By claiming to have completed 53 marathons in 53 consecutive days, Hughes declared that she broke the world record for most consecutive marathons; according to the Guinness Book of Records, the current women's record is 60, set by Alice Burch in Southampton, England in 2015, and the previous women's record was 17, set by Parvaneh Moayedi in 2013. (Note: In 2011, Belgian Stefaan Engels was credited as breaking the Guinness record with 365 consecutive marathons.) Hughes also raised over £42,000, of which £10,000 was donated to the Neurosurgery Department at Alder Hey Children's Hospital.
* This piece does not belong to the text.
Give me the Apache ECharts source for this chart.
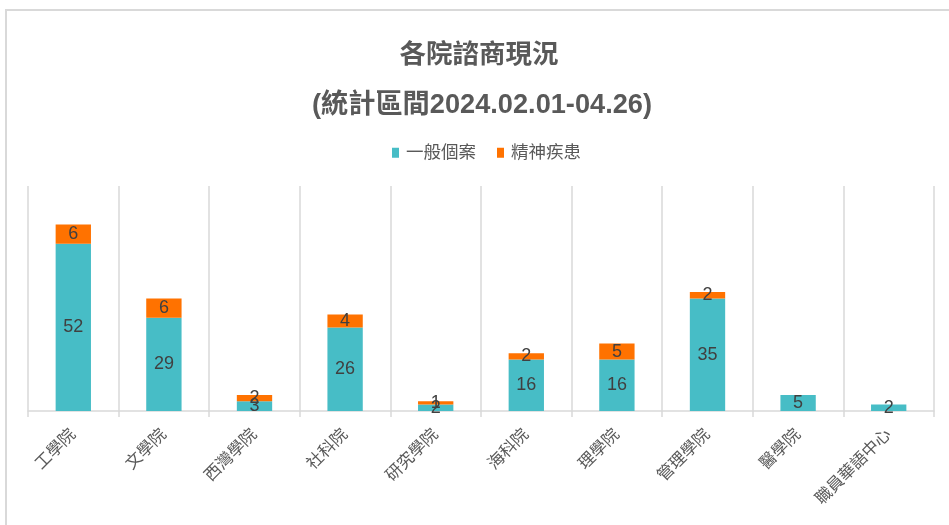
<!DOCTYPE html>
<html>
<head>
<meta charset="utf-8">
<script src="https://cdn.jsdelivr.net/npm/echarts@6/dist/echarts.min.js"></script>
<style>
html,body{margin:0;padding:0;background:#fff;overflow:hidden;}
#frame{position:absolute;left:5px;top:9px;width:1000px;height:600px;border:2px solid #D9D9D9;box-sizing:border-box;}
#chart{position:absolute;left:0;top:0;width:949px;height:525px;}
</style>
</head>
<body>
<div id="frame"></div>
<div id="chart"></div>
<script>
const categories = ['工學院','文學院','西灣學院','社科院','研究學院','海科院','理學院','管理學院','醫學院','職員華語中心'];
const generalCases = [52, 29, 3, 26, 2, 16, 16, 35, 5, 2];
const mentalCases = [6, 6, 2, 4, 1, 2, 5, 2, 0, 0];
const seriesNames = ['一般個案', '精神疾患'];
const titleText = '各院諮商現況';
const subTitleText = '(統計區間2024.02.01-04.26)';

const FONT = '"Liberation Sans", "Noto Sans CJK TC", sans-serif';
const chart = echarts.init(document.getElementById('chart'));
const labelCfg = {
  show: true, position: 'inside', color: '#404040', fontSize: 18, fontFamily: FONT,
  formatter: p => (p.value ? String(p.value) : '')
};
chart.setOption({
  animation: false,
  textStyle: { fontFamily: FONT },
  title: [
    { text: titleText, left: 474, textAlign: 'center', top: 37, textStyle: { fontSize: 26.5, fontWeight: 'bold', color: '#595959', fontFamily: FONT } },
    { text: subTitleText, left: 477, textAlign: 'center', top: 87, textStyle: { fontSize: 27.2, fontWeight: 'bold', color: '#595959', fontFamily: FONT } }
  ],
  legend: {
    data: seriesNames, left: 387, top: 139, itemWidth: 7, itemHeight: 10, itemGap: 21,
    icon: 'rect', textStyle: { fontSize: 17.5, color: '#595959', fontFamily: FONT, padding: [0, 0, 0, 2] }
  },
  grid: { left: 28, right: 15, top: 186, bottom: 114, containLabel: false },
  xAxis: {
    type: 'category', data: categories,
    axisLine: { lineStyle: { color: '#D9D9D9', width: 1.5 } },
    axisTick: { show: true, length: 6, lineStyle: { color: '#D9D9D9', width: 1.5 } },
    splitLine: { show: true, lineStyle: { color: '#D9D9D9', width: 1.5 } },
    axisLabel: { rotate: 45, color: '#595959', fontSize: 16.5, fontFamily: FONT, margin: 21, interval: 0 }
  },
  yAxis: {
    type: 'value', min: 0, max: 70, interval: 10,
    axisLabel: { show: false }, axisLine: { show: false }, axisTick: { show: false }, splitLine: { show: false }
  },
  series: [
    { name: seriesNames[0], type: 'bar', stack: 's', data: generalCases, barCategoryGap: '61%', itemStyle: { color: '#47BDC6' }, label: labelCfg },
    { name: seriesNames[1], type: 'bar', stack: 's', data: mentalCases, barCategoryGap: '61%', itemStyle: { color: '#FF7200' }, label: labelCfg }
  ]
});
</script>
</body>
</html>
=== Social media reactions ===
Hughes' record attempt received praise on social media, including from some notable celebrities. England football captain Wayne Rooney described her efforts as "a great achievement", whilst Paula Radcliffe tweeted her support for the "amazing and inspirational accomplishment".

== Treadmill running ==

In 2017, Hughes claimed to have broken the 7-day treadmill world record, by running 521 mi over seven days at the Trafford Centre, more than the previous record of 517.63 mi. Her claim was rejected by Guinness, was subsequently heavily scrutinised and met with scepticism by some in the running community, in particular on Let's Run's forum, and the Ultrarunning Community Facebook group. Criticism was largely focused on the lack of any verifiable data to support this or any previous record claims, limited evidence to suggest the requisite athletic pedigree to break a record previously held by elite runners, and video evidence of Hughes taking breaks whilst the treadmill continued to run. Her record claim had no independent witnesses, with the only witness being her ex-partner.

A subsequent investigation website concluded that "As a result of her treadmill record being denied, people have questioned her ability. 520 miles on a treadmill in 7 days would require an ability on par with the elite ultra runners and multi-day runners. While she will not be able to have this record validated, there are many sanctioned multi-day races – or even 24-hour races where she could at least validate her abilities. To date, none of her official races stand out. She admits that she is not fast, but she can prove her stamina in any # of sanctioned events".

== Other activities ==
After completing the marathons, Hughes was involved in a number of high-profile events. She helped Blue Peter presenter Lindsey Russell train for the London Marathon, and has spoken at many Running Expos. Her record won the "best running moment of the year" at the 2015 Running Awards.

== Personal life ==
Hughes works as a sports therapist in Oswestry, Shropshire.